Wrongful convictions have been a national problem since colonizers stole land and forced their way of living onto Indigenous people.
Since 1989...
3,200+ people have been exonerated in the U.S.
105 of those exonerations were in Ohio
Half of the exonerations were of Black people and
8 of these exonerations were of Black men
These numbers combined add up to 30,000 years lost in the prison system.
This is another reminder about the unjust treatment of Black people since we were enslaved and forced into free labor. The 13th Amendment, which was passed in 1865 and disguised as a piece of legislation to “free Black people from enslavement” came with a clause that stated:
Neither slavery nor involuntary servitude, except as a punishment for crime whereof the party shall have been duly convicted, shall exist within the United States, or any place subject to their jurisdiction.”(via congress.gov).
This has enabled the state to pass laws we call “black codes” to enslave Black people into convict leasing; a fancy word for slavery. While convict leasing “ended” in the 1930s, it was replaced by the modern-day prison system where black people make up 40% of the incarcerated population despite only making up 13% of the United States population.

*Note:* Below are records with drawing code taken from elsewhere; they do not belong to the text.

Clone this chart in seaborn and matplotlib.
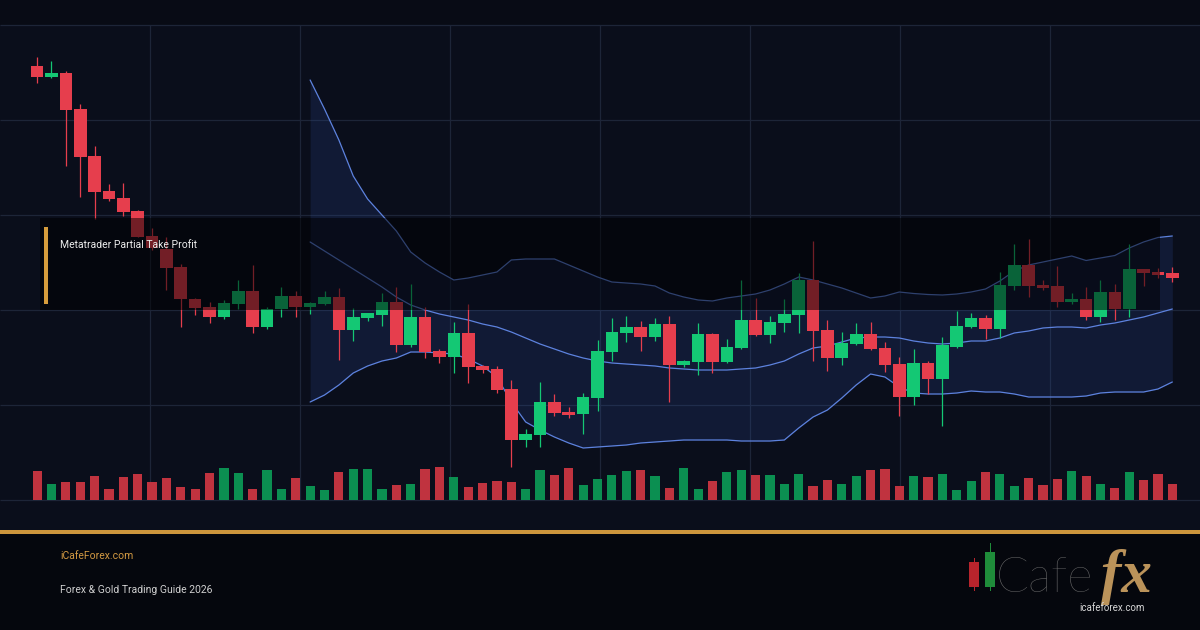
import matplotlib
matplotlib.use("Agg")
import numpy as np
import pandas as pd
import matplotlib.pyplot as plt
import seaborn as sns
from matplotlib.patches import Rectangle

# ---------------- data (price index units) ----------------
opens = [434, 423.3, 427.3, 391, 344, 309, 302, 289, 264, 251, 233, 201, 193, 183, 196, 209, 173, 191, 204, 193,
         196, 203, 170, 181.7, 185, 198, 155, 183, 149, 143, 167, 134, 131, 111, 60, 65, 98, 88, 86, 102,
         148, 167, 173, 163, 176, 135, 138, 166, 138, 152, 180, 165, 177, 185, 220, 170, 142, 156, 166, 152,
         136, 103, 137, 121, 153, 173, 182, 171, 214, 235, 215, 214, 198, 201, 183, 208, 191, 231, 228, 227]
closes = [423.3, 427.3, 390, 343.3, 308.3, 301, 288.3, 263.3, 252, 232, 201, 192, 183, 197, 209, 173, 191, 204, 193, 197,
          203, 170, 183, 186.7, 198, 155, 183, 148, 143, 167, 133, 130, 110, 60, 66, 98, 87, 85, 103, 149,
          168, 173, 163, 176, 135, 139, 166, 138, 153, 180, 165, 178, 186, 220, 169, 142, 157, 166, 151, 135,
          103, 137, 121, 155, 174, 182, 171, 215, 235, 214, 212, 198, 201, 183, 208, 191, 231, 227, 225, 222]
highs = [443.3, 439, 429.3, 396, 354, 316, 316.7, 290, 272, 263, 236, 202, 198, 200, 220, 235, 193, 213, 209, 198,
         209, 212, 192, 187.3, 207, 213, 216, 193, 151, 178, 196, 135, 134, 120, 71, 118, 106, 93, 107, 160,
         182, 184, 179, 182, 184, 140, 177, 167, 161, 220, 202, 184, 201, 227, 259, 180, 168, 177, 178, 158,
         143, 151, 139, 163, 189, 187, 185, 228, 256, 261, 220, 234, 207, 213, 220, 216, 256, 231, 232, 233]
lows = [416.7, 422.5, 334, 302.7, 280.7, 299.3, 284.3, 263, 250, 210, 173, 185, 177, 181, 191, 167, 171, 183, 183, 186,
        195, 140, 159, 179.3, 174, 148, 153, 142, 137, 127, 117, 127, 107, 33, 53, 53, 84, 82, 66, 89,
        139, 158, 149, 159, 98, 133, 125, 127, 137, 151, 164, 157, 168, 167, 139, 129, 135, 155, 150, 128,
        84, 95, 106, 74, 152, 172, 161, 162, 210, 203, 210, 193, 196, 180, 178, 180, 183, 214, 222, 218]
volumes = [2870, 1570, 1770, 1770, 2370, 1070, 2270, 2570, 1770, 2170, 1270, 1070, 2670, 3170, 2670, 1070, 2970, 1070, 2170, 1370,
           970, 2770, 3070, 3070, 1070, 1470, 1570, 3070, 3270, 2270, 1270, 1670, 1870, 1770, 1070, 2970, 2470, 3170, 1470, 2070,
           2470, 2870, 2970, 2370, 1170, 3170, 1070, 1870, 2770, 2970, 2470, 2470, 1570, 2570, 1370, 1970, 1570, 2370, 2970, 3070,
           1370, 2370, 2270, 2570, 970, 1870, 2770, 2570, 1370, 2170, 1470, 2070, 2870, 2370, 1570, 1170, 2770, 1970, 2570, 1570]

band_first = 19
upper = [420, 391, 360, 324, 301, 285, 269, 248, 237, 228, 220, 222, 225, 228, 240, 241, 241, 241, 235, 229,
         223, 218, 217, 216, 214, 207, 203, 200, 199, 202, 204, 206, 210, 216, 223, 220, 216, 212, 207, 202,
         204, 208, 206.5, 205.5, 205, 206, 208, 211, 219, 229, 235, 238, 241, 244, 239.5, 242, 244.5, 252, 258, 262.5, 264]
middle = [258, 249, 240, 231, 222, 213, 203, 195, 190, 186, 183, 180, 176, 173, 168, 162, 156, 151, 146, 142,
          139, 137, 136, 135, 134, 132, 131, 130, 130, 130, 131, 132, 135, 139, 146, 152, 154, 158, 162, 163,
          163, 162, 159, 157, 156, 157, 159, 159, 162, 167, 169, 172, 173, 173, 172, 175, 177, 180, 183, 187, 191]
lower = [98, 105, 115, 127, 134, 139, 142, 148, 148, 147, 146, 141, 134, 123, 98, 78, 70, 63, 57, 52,
         53, 54, 55, 57, 58, 59, 60, 60, 60, 60, 59, 59, 59, 60, 72, 83, 90, 102, 115, 126,
         123, 113, 107, 106, 106, 107, 109, 108, 108, 106, 103, 103, 103, 103, 104, 107, 108, 108, 108, 111, 118]

title = "Metatrader Partial Take Profit"
site_label = "iCafeForex.com"
subtitle = "Forex & Gold Trading Guide 2026"
logo_small = "icafeforex.com"

# ---------------- style ----------------
sns.set_theme(style="dark")
plt.rcParams["font.family"] = ["Roboto", "DejaVu Sans"]

W, H = 1200, 630
UP, DOWN = "#14c874", "#e63e4d"
VUP, VDOWN = "#0b8f51", "#c0333f"
BAND = "#5d82de"
GRID = "#1d2538"
GOLD = "#cd963c"

fig = plt.figure(figsize=(12, 6.3), dpi=100)
fig.patch.set_facecolor("#080b15")

def fy(y):
    return 1 - y / H

# backgrounds
fig.add_artist(Rectangle((0, fy(532)), 1, (532 - 25) / H, transform=fig.transFigure,
                         facecolor="#0a0e1b", edgecolor="none", zorder=-10))
fig.add_artist(Rectangle((0, 0), 1, fy(532), transform=fig.transFigure,
                         facecolor="#05070d", edgecolor="none", zorder=-10))

# candle index <-> pixel mapping (layout)
x0_px, step_px = 37.1, 14.37
ax = fig.add_axes([0, fy(505), 1, (505 - 20) / H])
ax.set_facecolor("none")
ax.set_xlim(-x0_px / step_px, (W - x0_px) / step_px)
ax.set_ylim(-5, 480)
ax.set_axis_off()

n = len(opens)
idx = np.arange(n)
df = pd.DataFrame({"i": idx, "open": opens, "high": highs, "low": lows,
                   "close": closes, "volume": volumes})
df["dir"] = np.where(df["close"] >= df["open"], "up", "down")

# grid
for yy in [0, 95, 190, 285, 380, 475]:
    ax.hlines(yy, *ax.get_xlim(), color=GRID, lw=0.9, zorder=0.5)
for px in [150, 300, 450, 600, 750, 900, 1050]:
    ax.vlines((px - x0_px) / step_px, 0, 475, color=GRID, lw=0.9, zorder=0.5)

# bollinger bands
bi = np.arange(band_first, band_first + len(upper))
ax.fill_between(bi, lower, upper, color="#2f4f9e", alpha=0.2, lw=0, zorder=1)
for series in (upper, middle, lower):
    sns.lineplot(x=bi, y=series, ax=ax, color=BAND, lw=0.9, zorder=2)

# candles
cols = np.where(df["dir"] == "up", UP, DOWN)
ax.vlines(df["i"], df["low"], df["high"], colors=cols, lw=0.9, zorder=3)
body_lo = np.minimum(df["open"], df["close"])
body_h = np.maximum(np.abs(df["close"] - df["open"]), 1.5)
ax.bar(df["i"], body_h, bottom=body_lo, width=0.88, color=cols, lw=0, zorder=4)

# volume
axv = ax.twinx()
axv.set_facecolor("none")
sns.barplot(data=df, x="i", y="volume", hue="dir", palette={"up": VUP, "down": VDOWN},
            native_scale=True, dodge=False, width=0.64, saturation=1, errorbar=None,
            legend=False, ax=axv, zorder=2, linewidth=0, edgecolor="none")
axv.set_xlim(ax.get_xlim())
axv.set_ylim(-500, 48000)
axv.set_axis_off()

# dark caption card
fig.add_artist(Rectangle((40 / W, fy(310)), 1120 / W, 92 / H, transform=fig.transFigure,
                         facecolor="#000000", alpha=0.5, edgecolor="none", zorder=5))
fig.add_artist(Rectangle((44 / W, fy(304)), 4 / W, 77 / H, transform=fig.transFigure,
                         facecolor="#d69c3c", edgecolor="none", zorder=6))
fig.text(60 / W, fy(245), title, color="#ececec", fontsize=7.5, va="center", ha="left", zorder=7)

# footer
fig.add_artist(Rectangle((0, fy(534)), 1, 4 / H, transform=fig.transFigure,
                         facecolor=GOLD, edgecolor="none", zorder=6))
fig.text(60 / W, fy(556), site_label, color="#d49a42", fontsize=7.5, va="center", ha="left")
fig.text(60 / W, fy(590), subtitle, color="#cfcfcf", fontsize=7.5, va="center", ha="left")

# logo
fig.add_artist(Rectangle((969.5 / W, fy(587)), 10 / W, 25 / H, transform=fig.transFigure,
                         facecolor="#b8242c", edgecolor="none", zorder=6))
fig.add_artist(Rectangle((974 / W, fy(591)), 1 / W, 33 / H, transform=fig.transFigure,
                         facecolor="#b8242c", edgecolor="none", zorder=5))
fig.add_artist(Rectangle((985 / W, fy(587)), 10 / W, 35 / H, transform=fig.transFigure,
                         facecolor="#1f8c3a", edgecolor="none", zorder=6))
fig.add_artist(Rectangle((989.5 / W, fy(591)), 1 / W, 48 / H, transform=fig.transFigure,
                         facecolor="#1f8c3a", edgecolor="none", zorder=5))
fig.text(996 / W, fy(592), "Cafe", color="#6e6e6e", fontsize=35, fontweight="light",
         family=["Lato", "Roboto", "DejaVu Sans"], va="baseline", ha="left")
fig.text(1101 / W, fy(592), "fx", color="#bb935a", fontsize=44, fontweight="bold", fontstyle="italic",
         family=["Liberation Serif", "DejaVu Serif"], va="baseline", ha="left", zorder=7)
fig.text(1112 / W, fy(608), logo_small, color="#d6d6d6", fontsize=7, va="center", ha="center", zorder=8)

fig.savefig("out.png", dpi=100, facecolor=fig.get_facecolor())
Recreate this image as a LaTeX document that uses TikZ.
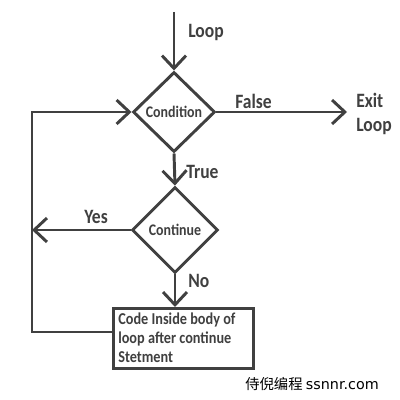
\documentclass[tikz,border=0pt]{standalone}
\usepackage{fontspec}
\setmainfont{Carlito}[FakeStretch=0.86]
\newfontfamily\cjk{Noto Sans CJK SC}
\newfontfamily\wmfont{DejaVu Sans}
\usetikzlibrary{arrows.meta,shapes.geometric}
\definecolor{ink}{HTML}{404040}
\tikzset{
  flow/.style={draw=ink,line width=2.1pt,-{Straight Barb[length=3.2mm,width=6mm,line width=2.1pt]}},
  decision/.style={shape=diamond,draw=ink,line width=2.1pt,inner sep=0pt,fill=white,font=\bfseries\fontsize{11.5}{12}\selectfont,text=ink},
  lbl/.style={font=\bfseries\fontsize{14.5}{17}\selectfont,text=ink,inner sep=0pt},
  boxnode/.style={draw=ink,line width=2.1pt,fill=white,inner sep=0pt,minimum width=140*0.025cm,minimum height=60*0.025cm}
}
\begin{document}
\begin{tikzpicture}[x=0.025cm,y=-0.025cm]
\useasboundingbox (0,0) rectangle (400,400);
\node[decision,minimum width=82*0.025cm,minimum height=80*0.025cm] (cond) at (174,112) {Condition};
\node[decision,minimum width=86*0.025cm,minimum height=86*0.025cm] (cont) at (175,230) {Continue};
\node[boxnode,anchor=north west] (body) at (112,307) {};
\node[font=\bfseries\fontsize{11.8}{13.6}\selectfont,text=ink,align=left,anchor=north west,inner sep=0pt] (bodytext) at (118,312.5) {Code Inside body of\\loop after continue\\Stetment};
\coordinate (start) at (174,12);
\coordinate (exit) at (347,112);
\coordinate (bl) at (32,332);
\coordinate (tl) at (32,112);
\coordinate (yl) at (32,230);
\draw[flow] (start) -- (cond.north);
\draw[flow] (cond.east) -- (exit);
\draw[flow] (cond.south) -- (cont.north);
\draw[flow] (cont.west) -- (yl);
\draw[flow] (cont.south) -- (body.north -| cont.south);
\draw[flow] (body.west |- bl) -- (bl) -- (tl) -- (cond.west);
\node[lbl,anchor=west] (lloop) at (188,32) {Loop};
\node[lbl,anchor=west] (lfalse) at (235,101) {False};
\node[lbl,anchor=west,align=left] (lexit) at (356,114) {Exit\\Loop};
\node[lbl,anchor=west] (ltrue) at (186,172) {True};
\node[lbl,anchor=west] (lyes) at (84,217) {Yes};
\node[lbl,anchor=west] (lno) at (188,281) {No};
\node[font=\fontsize{10.2}{12}\selectfont,text=black,anchor=west,inner sep=0pt] (wm) at (245,384) {\cjk 侍倪编程\ \wmfont ssnnr.com};
\end{tikzpicture}
\end{document}
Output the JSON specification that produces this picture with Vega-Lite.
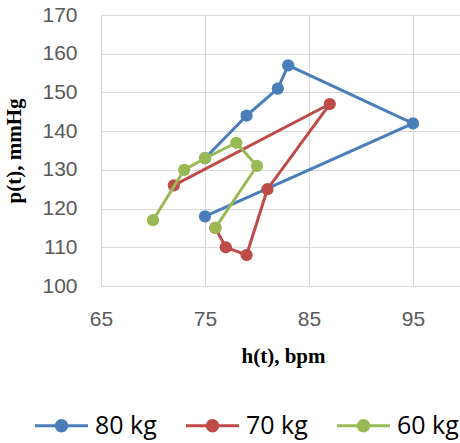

There is a pattern here in America. As the masses continue to grow consciousness, unjust laws are replaced with more palatable unjust laws that ultimately have the same goal: to keep Black people enslaved, underserved, and overlooked. This is why we must continue to analyze these laws, demand our voices be heard, build Black power, and organize.
People’s Justice Project is appreciative and supportive of the Innocence Project, Equal Justice Initiative, and other national organizations that are doing work to free our people. We also want to acknowledge the work in Ohio with organizations like Ohio Innocence Project and Ohio Public Defender’s Wrongful Conviction Project.
Marcellus Williams should still be alive today. People’s Justice Project is deeply saddened by this loss and will continue to do the work and move forever forward, and unafraid together.